* start Source material *

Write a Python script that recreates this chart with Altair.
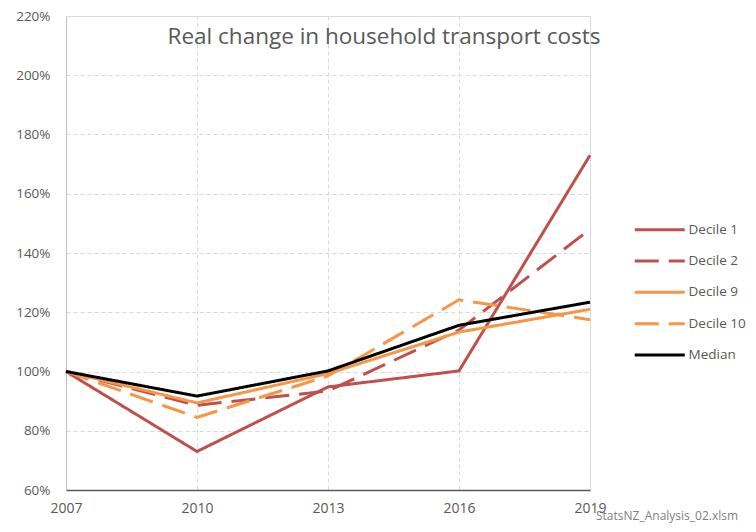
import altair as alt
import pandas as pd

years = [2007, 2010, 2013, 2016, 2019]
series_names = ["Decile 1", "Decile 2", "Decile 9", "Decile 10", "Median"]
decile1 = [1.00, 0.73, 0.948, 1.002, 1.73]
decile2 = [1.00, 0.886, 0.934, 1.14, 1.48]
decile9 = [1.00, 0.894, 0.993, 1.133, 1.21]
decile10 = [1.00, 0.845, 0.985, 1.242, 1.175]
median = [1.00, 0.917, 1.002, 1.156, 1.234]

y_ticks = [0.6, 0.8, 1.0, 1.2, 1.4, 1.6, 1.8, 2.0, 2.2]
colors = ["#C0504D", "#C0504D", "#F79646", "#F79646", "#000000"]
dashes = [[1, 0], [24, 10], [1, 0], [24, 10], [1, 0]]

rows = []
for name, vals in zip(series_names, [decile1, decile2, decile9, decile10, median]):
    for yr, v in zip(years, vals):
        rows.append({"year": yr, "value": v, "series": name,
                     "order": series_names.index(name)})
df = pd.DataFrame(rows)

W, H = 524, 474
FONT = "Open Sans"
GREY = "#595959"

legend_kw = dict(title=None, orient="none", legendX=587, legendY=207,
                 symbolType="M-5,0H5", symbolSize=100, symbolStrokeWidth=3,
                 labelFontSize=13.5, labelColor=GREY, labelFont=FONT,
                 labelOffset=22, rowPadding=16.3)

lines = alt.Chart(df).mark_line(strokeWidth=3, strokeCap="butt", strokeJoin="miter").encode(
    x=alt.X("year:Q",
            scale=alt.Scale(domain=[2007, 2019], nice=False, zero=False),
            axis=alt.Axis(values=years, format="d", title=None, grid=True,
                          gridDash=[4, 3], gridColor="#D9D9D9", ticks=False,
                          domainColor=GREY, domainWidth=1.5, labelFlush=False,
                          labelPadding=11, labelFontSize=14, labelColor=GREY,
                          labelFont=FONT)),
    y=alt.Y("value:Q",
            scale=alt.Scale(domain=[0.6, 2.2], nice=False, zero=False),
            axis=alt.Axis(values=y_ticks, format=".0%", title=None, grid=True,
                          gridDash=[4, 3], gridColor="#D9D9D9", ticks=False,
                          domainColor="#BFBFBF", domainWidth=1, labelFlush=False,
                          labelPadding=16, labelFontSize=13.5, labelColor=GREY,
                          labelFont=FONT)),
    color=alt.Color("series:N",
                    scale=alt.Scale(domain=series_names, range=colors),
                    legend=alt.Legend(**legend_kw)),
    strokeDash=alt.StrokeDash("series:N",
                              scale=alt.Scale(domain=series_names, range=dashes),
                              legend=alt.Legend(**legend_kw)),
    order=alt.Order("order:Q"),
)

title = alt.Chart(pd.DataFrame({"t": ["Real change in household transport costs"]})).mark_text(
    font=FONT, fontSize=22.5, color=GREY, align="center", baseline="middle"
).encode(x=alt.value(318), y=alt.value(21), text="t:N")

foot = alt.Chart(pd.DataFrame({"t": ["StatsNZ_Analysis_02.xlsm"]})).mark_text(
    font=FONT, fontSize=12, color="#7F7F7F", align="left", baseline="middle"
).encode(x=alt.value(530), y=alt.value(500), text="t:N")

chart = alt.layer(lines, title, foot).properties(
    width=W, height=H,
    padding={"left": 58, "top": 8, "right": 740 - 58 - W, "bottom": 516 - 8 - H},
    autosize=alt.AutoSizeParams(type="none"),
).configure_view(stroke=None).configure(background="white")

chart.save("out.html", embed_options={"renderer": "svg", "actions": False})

* end Source material *

Task requirements
Every line from the top of the material above through the line with "median = [1.00, 0.917, 1.002, 1.156, 1.234]" should be duplicated exactly, please; leave out the pictures.

Result for this exercise
Write a Python script that recreates this chart with Altair.
import altair as alt
import pandas as pd

years = [2007, 2010, 2013, 2016, 2019]
series_names = ["Decile 1", "Decile 2", "Decile 9", "Decile 10", "Median"]
decile1 = [1.00, 0.73, 0.948, 1.002, 1.73]
decile2 = [1.00, 0.886, 0.934, 1.14, 1.48]
decile9 = [1.00, 0.894, 0.993, 1.133, 1.21]
decile10 = [1.00, 0.845, 0.985, 1.242, 1.175]
median = [1.00, 0.917, 1.002, 1.156, 1.234]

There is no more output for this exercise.